In Algebraic Geometry by Hartshorne in the proof of theorem 3.4 in Chapter 1 he gives an isomorphism of $k[y_1,...,y_n]$ with $k[x_0,...,x_n]_{(x_i)}$ by sending $f(y_1,...,y_n)$ to $f(x_0/x_i,...,x_n/x_i)$ leaving out $x_i/x_i$.
Then he says that this isomorphism sends $I(Y_i)$ to $I(Y)S_{(x_i)}$. I don't understand this last bit.
Can some one help?
Thanks
First of all, the notation Hartshorne uses is a bit confusing: by $I(Y)S(Y)_{(x_i)}$ Hartshorne means the ideal $(I(Y) \cdot S(Y)_{x_i}) \cap S(Y)_{(x_i)}$ (see here). If $g \in S(Y)$ is homogeneous and $e$ its degree, the fraction $g/x_i^e \in S(Y)_{(x_i)}$ is contained in this ideal if and only if $x_i^rg \in I(Y)$ for some $r>0$.
As in the proof of Proposition 2.2, let $\beta: k[y_1,\ldots,y_n] \rightarrow k[x_0,\ldots,x_n]$ be the "homogenisation map". It sends a polynomial $f \in k[y_1,\ldots,y_n]$ of degree, say, $d$, to $\beta(f)=x_i^{d}f(x_0/x_i,\ldots,x_n/x_i)$, omitting $x_i/x_i$. Thus, the isomorphism maps $f$ to $\beta(f)/x_i^d$.
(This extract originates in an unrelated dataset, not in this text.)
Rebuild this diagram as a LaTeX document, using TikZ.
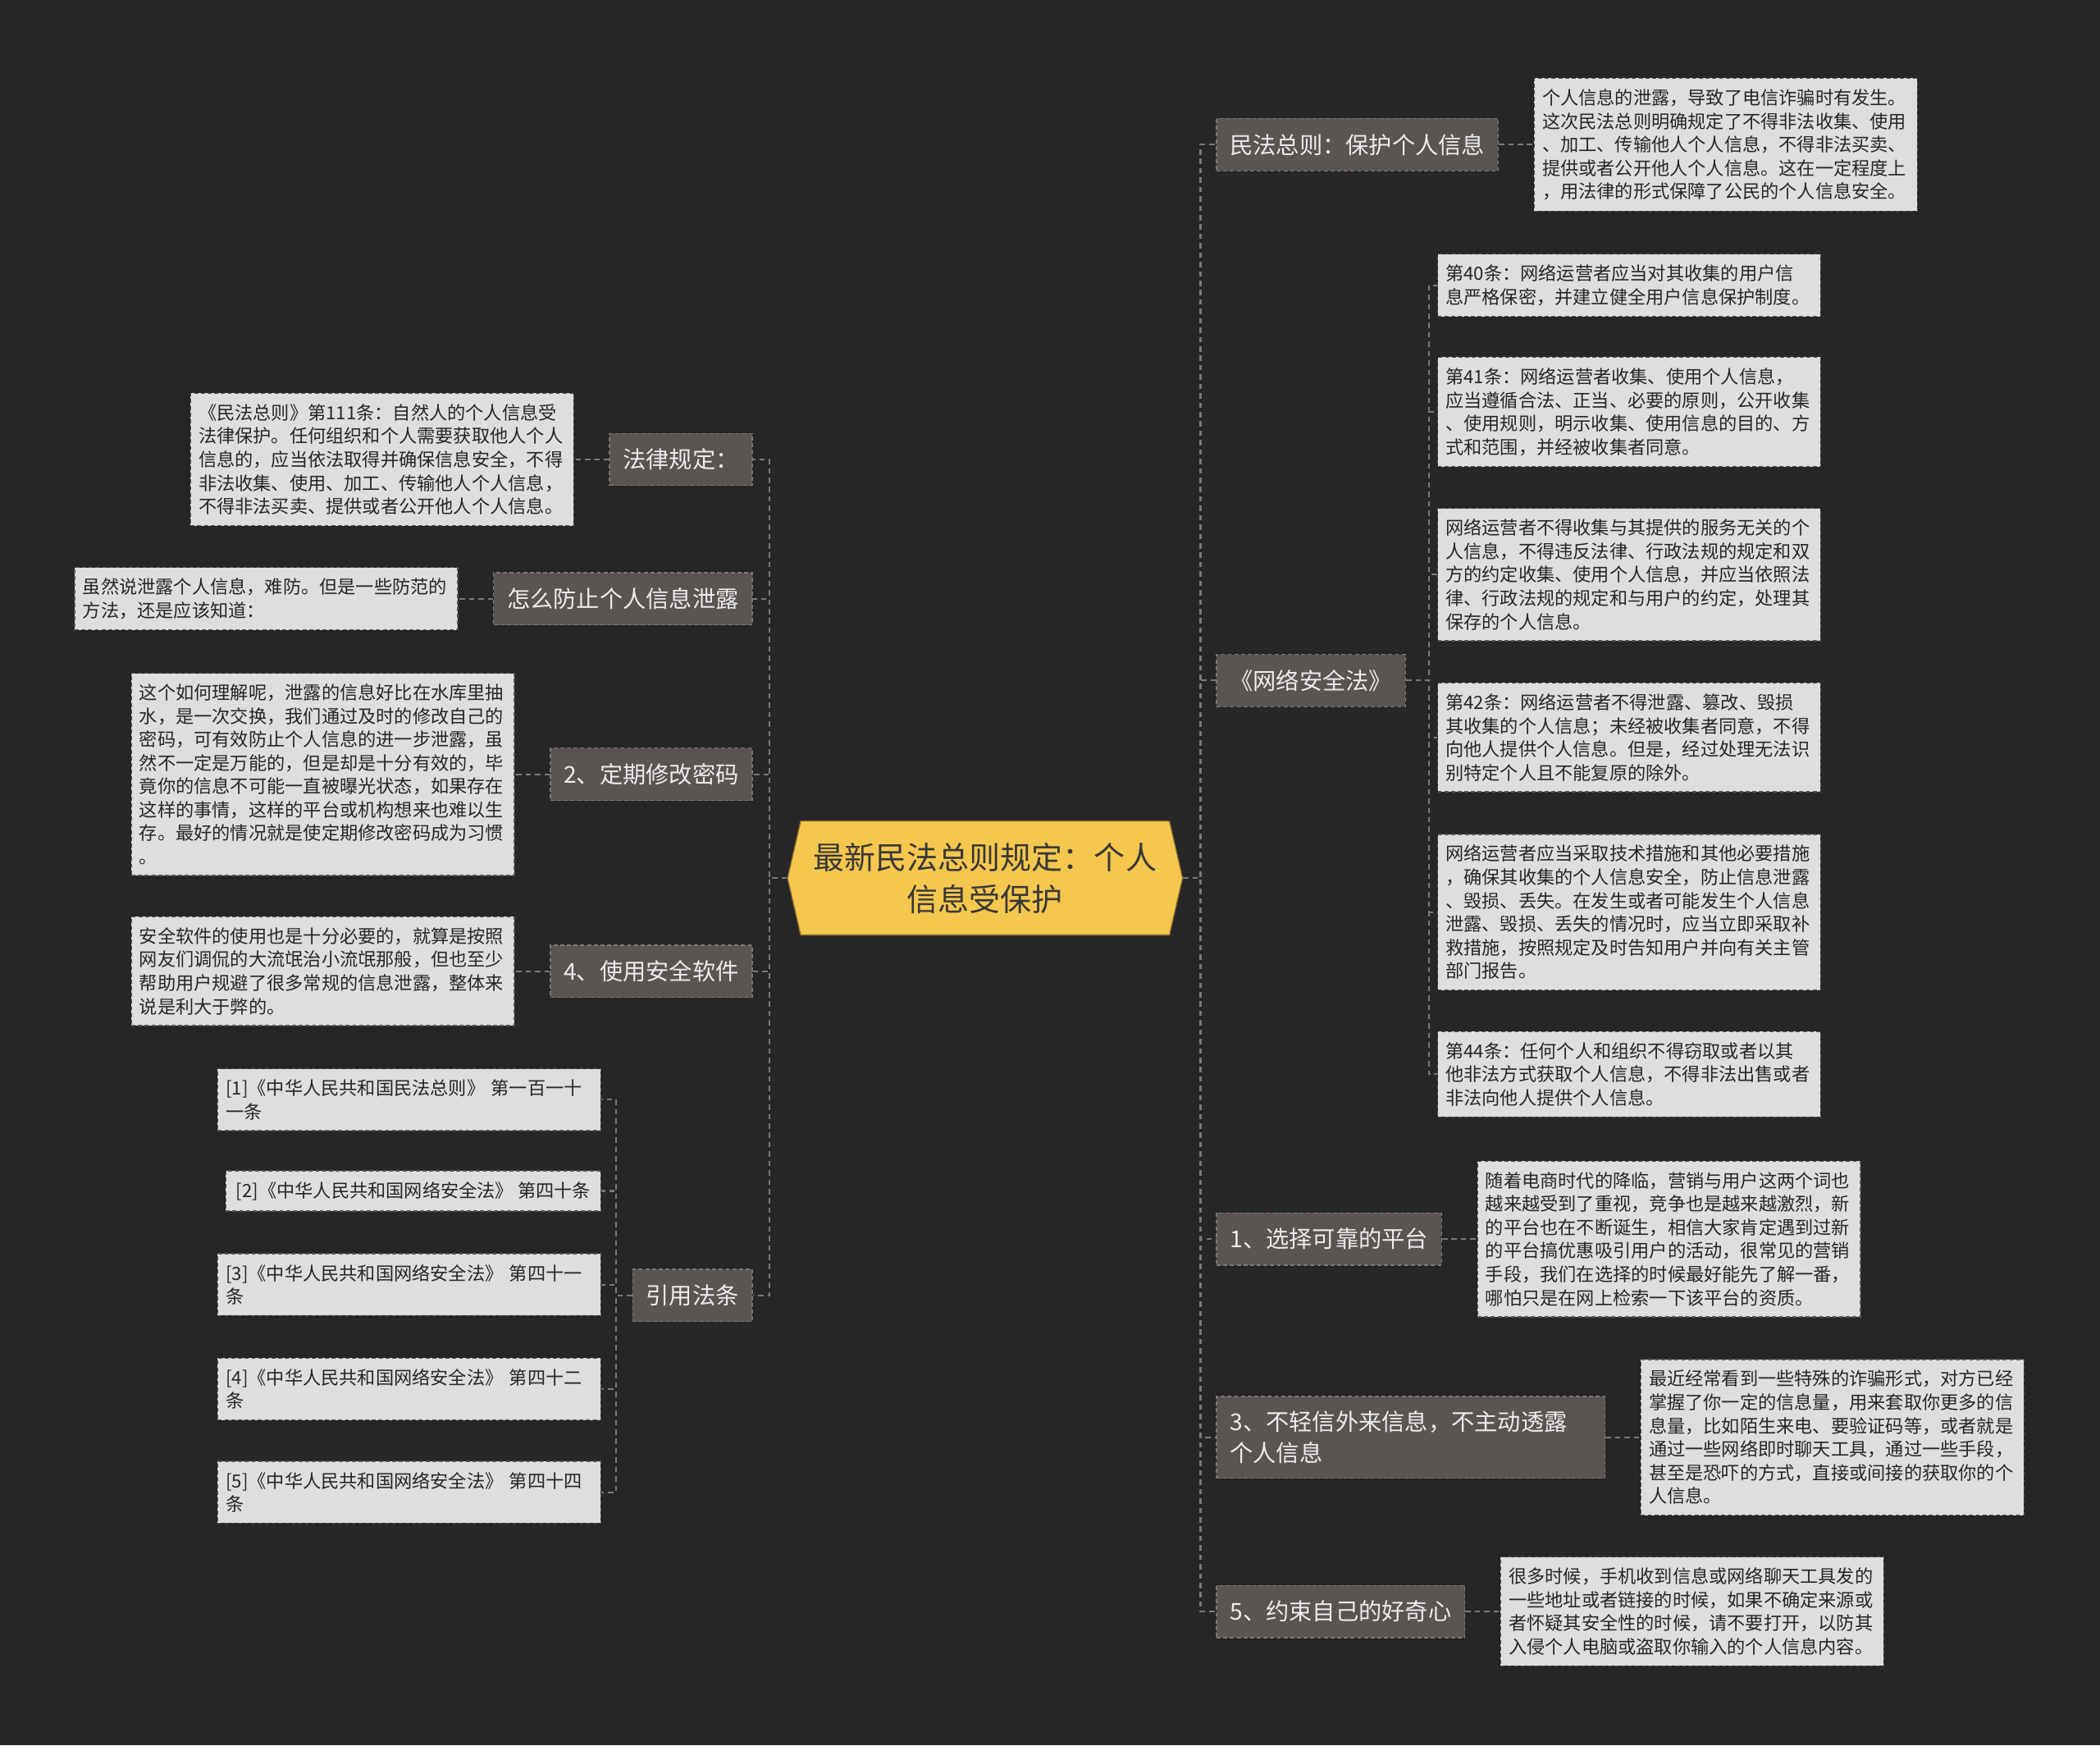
\documentclass[tikz,border=0pt]{standalone}
\usepackage{fontspec}
\setmainfont{Noto Sans CJK SC}
\usepackage{tikz}
\usetikzlibrary{
positioning,
shapes.symbols
}
\definecolor{bgdark}{HTML}{262626}
\definecolor{topicgray}{HTML}{5A5553}
\definecolor{topicline}{HTML}{7C7775}
\definecolor{notegray}{HTML}{DEDEDE}
\definecolor{noteline}{HTML}{555555}
\definecolor{hubyellow}{HTML}{F5C74E}
\definecolor{linkgray}{HTML}{777777}

\begin{document}
\begin{tikzpicture}[
        x=1pt, y=-1pt,
        node distance=26pt,
        hub/.style={signal, signal to=west and east, signal pointer angle=154, fill=hubyellow, draw=hubyellow!55!black, line width=0.8pt, minimum width=295pt, minimum height=85pt, inner sep=0pt, align=center, text=black!78, font=\fontsize{23.3pt}{31pt}\selectfont},
        topic/.style={draw=topicline, dash pattern=on 3pt off 2pt, line width=0.8pt, fill=topicgray, text=white!93!black, font=\fontsize{17.3pt}{23pt}\selectfont, inner xsep=10pt, inner ysep=11pt, minimum height=39pt, align=left},
        notebox/.style={draw=noteline, dash pattern=on 3pt off 2pt, line width=0.8pt, fill=notegray, text=black!85, font=\fontsize{13.6pt}{17.5pt}\selectfont, inner xsep=6pt, inner ysep=8pt, align=left},
        note/.style={notebox, text width=274pt},
        link/.style={draw=linkgray, line width=1.3pt, dash pattern=on 4pt off 3pt}
    ]
        \fill[bgdark] (0,0) rectangle (1568,1303);

        \node[hub] (ctr) at (735.5,655.5) {最新民法总则规定：个人\\信息受保护};

        \node[topic, anchor=west] (b1) at (908,108) {民法总则：保护个人信息};
        \node[note, right=of b1] (d1) {个人信息的泄露，导致了电信诈骗时有发生。\\这次民法总则明确规定了不得非法收集、使用\\、加工、传输他人个人信息，不得非法买卖、\\提供或者公开他人个人信息。这在一定程度上\\，用法律的形式保障了公民的个人信息安全。};

        \node[topic, anchor=west] (b2) at (908,508) {《网络安全法》};
        \node[note, anchor=west] (n40) at (1073,213) {第40条：网络运营者应当对其收集的用户信\\息严格保密，并建立健全用户信息保护制度。};
        \node[note, anchor=west] (n41) at (1073,307.5) {第41条：网络运营者收集、使用个人信息，\\应当遵循合法、正当、必要的原则，公开收集\\、使用规则，明示收集、使用信息的目的、方\\式和范围，并经被收集者同意。};
        \node[note, anchor=west] (n41b) at (1073,429) {网络运营者不得收集与其提供的服务无关的个\\人信息，不得违反法律、行政法规的规定和双\\方的约定收集、使用个人信息，并应当依照法\\律、行政法规的规定和与用户的约定，处理其\\保存的个人信息。};
        \node[note, anchor=west] (n42) at (1073,550.5) {第42条：网络运营者不得泄露、篡改、毁损\\其收集的个人信息；未经被收集者同意，不得\\向他人提供个人信息。但是，经过处理无法识\\别特定个人且不能复原的除外。};
        \node[note, anchor=west] (n42b) at (1073,681) {网络运营者应当采取技术措施和其他必要措施\\，确保其收集的个人信息安全，防止信息泄露\\、毁损、丢失。在发生或者可能发生个人信息\\泄露、毁损、丢失的情况时，应当立即采取补\\救措施，按照规定及时告知用户并向有关主管\\部门报告。};
        \node[note, anchor=west] (n44) at (1073,802) {第44条：任何个人和组织不得窃取或者以其\\他非法方式获取个人信息，不得非法出售或者\\非法向他人提供个人信息。};

        \node[topic, anchor=west] (b3) at (908,925) {1、选择可靠的平台};
        \node[note, right=of b3] (d3) {随着电商时代的降临，营销与用户这两个词也\\越来越受到了重视，竞争也是越来越激烈，新\\的平台也在不断诞生，相信大家肯定遇到过新\\的平台搞优惠吸引用户的活动，很常见的营销\\手段，我们在选择的时候最好能先了解一番，\\哪怕只是在网上检索一下该平台的资质。};

        \node[topic, anchor=west, text width=270pt] (b4) at (908,1073) {3、不轻信外来信息，不主动透露\\个人信息};
        \node[note, right=of b4] (d4) {最近经常看到一些特殊的诈骗形式，对方已经\\掌握了你一定的信息量，用来套取你更多的信\\息量，比如陌生来电、要验证码等，或者就是\\通过一些网络即时聊天工具，通过一些手段，\\甚至是恐吓的方式，直接或间接的获取你的个\\人信息。};

        \node[topic, anchor=west] (b5) at (908,1203) {5、约束自己的好奇心};
        \node[note, right=of b5] (d5) {很多时候，手机收到信息或网络聊天工具发的\\一些地址或者链接的时候，如果不确定来源或\\者怀疑其安全性的时候，请不要打开，以防其\\入侵个人电脑或盗取你输入的个人信息内容。};

        \node[topic, anchor=east] (l1) at (562,343) {法律规定：};
        \node[note, left=of l1] (dl1) {《民法总则》第111条：自然人的个人信息受\\法律保护。任何组织和个人需要获取他人个人\\信息的，应当依法取得并确保信息安全，不得\\非法收集、使用、加工、传输他人个人信息，\\不得非法买卖、提供或者公开他人个人信息。};

        \node[topic, anchor=east] (l2) at (562,447) {怎么防止个人信息泄露};
        \node[note, left=of l2] (dl2) {虽然说泄露个人信息，难防。但是一些防范的\\方法，还是应该知道：};

        \node[topic, anchor=east] (l3) at (562,578) {2、定期修改密码};
        \node[note, left=of l3] (dl3) {这个如何理解呢，泄露的信息好比在水库里抽\\水，是一次交换，我们通过及时的修改自己的\\密码，可有效防止个人信息的进一步泄露，虽\\然不一定是万能的，但是却是十分有效的，毕\\竟你的信息不可能一直被曝光状态，如果存在\\这样的事情，这样的平台或机构想来也难以生\\存。最好的情况就是使定期修改密码成为习惯\\。};

        \node[topic, anchor=east] (l4) at (562,725) {4、使用安全软件};
        \node[note, left=of l4] (dl4) {安全软件的使用也是十分必要的，就算是按照\\网友们调侃的大流氓治小流氓那般，但也至少\\帮助用户规避了很多常规的信息泄露，整体来\\说是利大于弊的。};

        \node[topic, anchor=east] (l5) at (562,967) {引用法条};
        \node[note, anchor=east] (c1) at (449,821) {[1]《中华人民共和国民法总则》 第一百一十\\一条};
        \node[notebox, anchor=east, minimum width=280pt] (c2) at (449,889) {[2]《中华人民共和国网络安全法》 第四十条};
        \node[note, anchor=east] (c3) at (449,959) {[3]《中华人民共和国网络安全法》 第四十一\\条};
        \node[note, anchor=east] (c4) at (449,1037) {[4]《中华人民共和国网络安全法》 第四十二\\条};
        \node[note, anchor=east] (c5) at (449,1114) {[5]《中华人民共和国网络安全法》 第四十四\\条};

        \draw[link] (ctr.east) -- ++(13,0) |- (b1.west);
        \draw[link] (ctr.east) -- ++(13,0) |- (b2.west);
        \draw[link] (ctr.east) -- ++(13,0) |- (b3.west);
        \draw[link] (ctr.east) -- ++(13,0) |- (b4.west);
        \draw[link] (ctr.east) -- ++(13,0) |- (b5.west);
        \draw[link] (b1.east) -- (d1.west);
        \draw[link] (b3.east) -- (d3.west);
        \draw[link] (b4.east) -- (d4.west);
        \draw[link] (b5.east) -- (d5.west);
        \draw[link] (b2.east) -- ++(17,0) |- (n40.west);
        \draw[link] (b2.east) -- ++(17,0) |- (n41.west);
        \draw[link] (b2.east) -- ++(17,0) |- (n41b.west);
        \draw[link] (b2.east) -- ++(17,0) |- (n42.west);
        \draw[link] (b2.east) -- ++(17,0) |- (n42b.west);
        \draw[link] (b2.east) -- ++(17,0) |- (n44.west);

        \draw[link] (ctr.west) -- ++(-13,0) |- (l1.east);
        \draw[link] (ctr.west) -- ++(-13,0) |- (l2.east);
        \draw[link] (ctr.west) -- ++(-13,0) |- (l3.east);
        \draw[link] (ctr.west) -- ++(-13,0) |- (l4.east);
        \draw[link] (ctr.west) -- ++(-13,0) |- (l5.east);
        \draw[link] (l1.west) -- (dl1.east);
        \draw[link] (l2.west) -- (dl2.east);
        \draw[link] (l3.west) -- (dl3.east);
        \draw[link] (l4.west) -- (dl4.east);
        \draw[link] (l5.west) -- ++(-12,0) |- (c1.east);
        \draw[link] (l5.west) -- ++(-12,0) |- (c2.east);
        \draw[link] (l5.west) -- ++(-12,0) |- (c3.east);
        \draw[link] (l5.west) -- ++(-12,0) |- (c4.east);
        \draw[link] (l5.west) -- ++(-12,0) |- (c5.east);
    \end{tikzpicture}
\end{document}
We have to show that $f \in I(Y_i)$ if and only if $\beta(f)/x_i^d \in I(Y)S(Y)_{(x_i)}$. In view of the first paragraph, latter condition is equivalent to $x_i^r\beta(f) \in I(Y)$ for some $r>0$. This means that $Y \subseteq Z(x_i^r\beta(f))=Z(\beta(f))\cup Z(x_i)$, i.e. $Y \cap U_i = Y \setminus Z(x_i) \subseteq Z(\beta(f))$. As in Proposition 2.2, this occurs if and only if $Y_i \subseteq Z(f)$, i.e., $f \in I(Y_i)$.